Sementara itu, Enrico Simanjuntak dari Humas PTUN Jakarta mengatakan, sesuai Pasal 98 UU Nomor 51 Tahun 2009, permohonan pemeriksaan cepat harus didalilkan dalam permohonan penggugat. Setelah itu, ketua PTUN memiliki waktu 14 hari setelah diterimanya permohonan itu untuk mengeluarkan penetapan tentang dikabulkan atau tidaknya permohonan tersebut.
Jika dikabulkan, ketua PTUN kemudian menetapkan hari, tempat, dan waktu sidang tanpa melalui prosedur pemeriksaan persiapan. Pemeriksaan dengan cepat ini akan dilakukan oleh hakim tunggal. Adapun tenggang waktu untuk jawaban dan pembuktian bagi kedua belah pihak masing-masing ditentukan tidak melebihi 14 hari.
”Ketua PTUN yang menentukan apakah permohonan pemeriksaan cepat itu beralasan hukum atau tidak sehingga bisa diterima atau tidak. Permohonan itu disesuaikan dengan kebutuhan atau urgensi perkara yang diajukan,” kata Enrico.
Enrico juga mengatakan bahwa permohonan pemeriksaan cepat harus didalilkan dalam berkas permohonan penggugat. Sebab, berkas permohonan itulah yang nantinya akan diperiksa ketua PTUN. Permohonan tidak bisa hanya disampaikan secara lisan di persidangan.
Terkait hal itu, Syahputra mengatakan, masalah teknis mengenai surat kuasa dan berkas gugatan akan diperbaiki, baik secara formil maupun substansinya. Majelis hakim telah memberikan saran agar berkas gugatan diperbaiki dari aspek cara penyampaian, spesifikasi letak tata urutan naskah, hingga substansi materinya. Menurut dia, berkas gugatan itu akan diselesaikan dan diserahkan kembali ke PTUN untuk persidangan berikutnya pada 26 November.

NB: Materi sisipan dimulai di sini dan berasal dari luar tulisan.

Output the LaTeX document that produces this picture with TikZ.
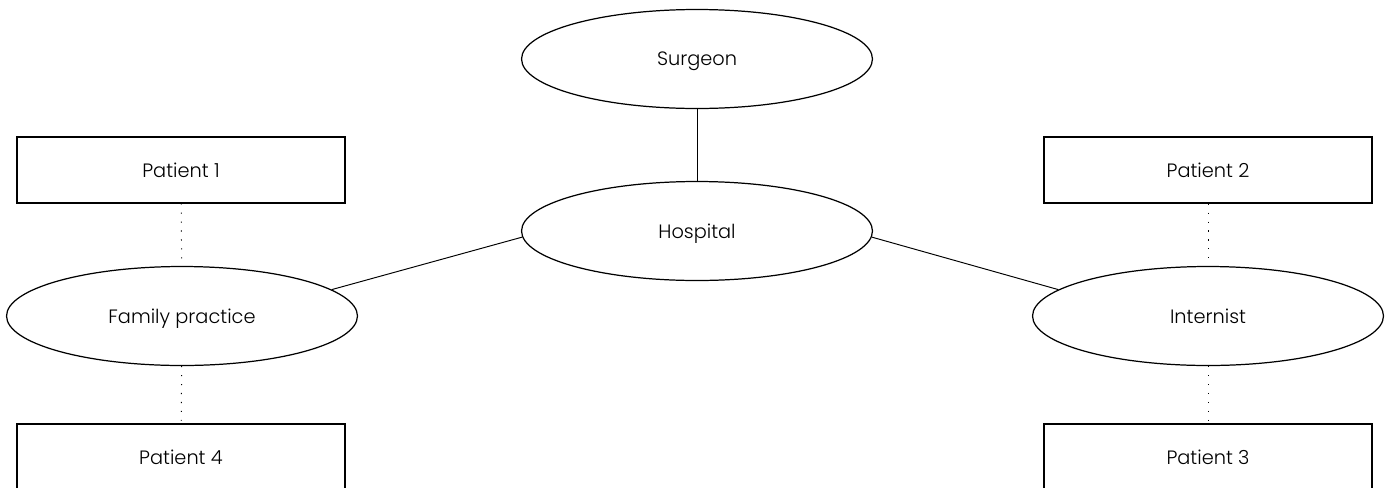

”Kami akan perbaiki berkas dokumen gugatan yang kami ajukan. Termasuk soal permintaan pemeriksaan cepat,” kata Syahputra.
Anggota KPU, Hasyim Asyari, mengatakan, pihak KPU hadir memenuhi undangan sidang pemeriksaan persiapan di PTUN Jakarta, Kamis. Pihak tergugat yang tidak hadir adalah Komisi II DPR dan DKPP. Pihak DKPP tidak hadir, tetapi mengirimkan surat pemberitahuan.
Dalam persidangan tersebut, majelis hakim menyampaikan bahwa dasar pengajuan gugatan perbuatan melawan hukum dikenal dalam Peraturan Mahkamah Agung (Perma) Nomor 02 Tahun 2019 dan menjadi kewenangan PTUN. Namun, karena masih ada perbaikan substansi gugatan, majelis memberikan waktu kepada pihak penggugat untuk memperbaiki gugatannya.
”Sidang ditunda dan dilanjutkan pada Kamis 26 November 2020 masih dengan agenda pemeriksaan persiapan,” kata Hasyim.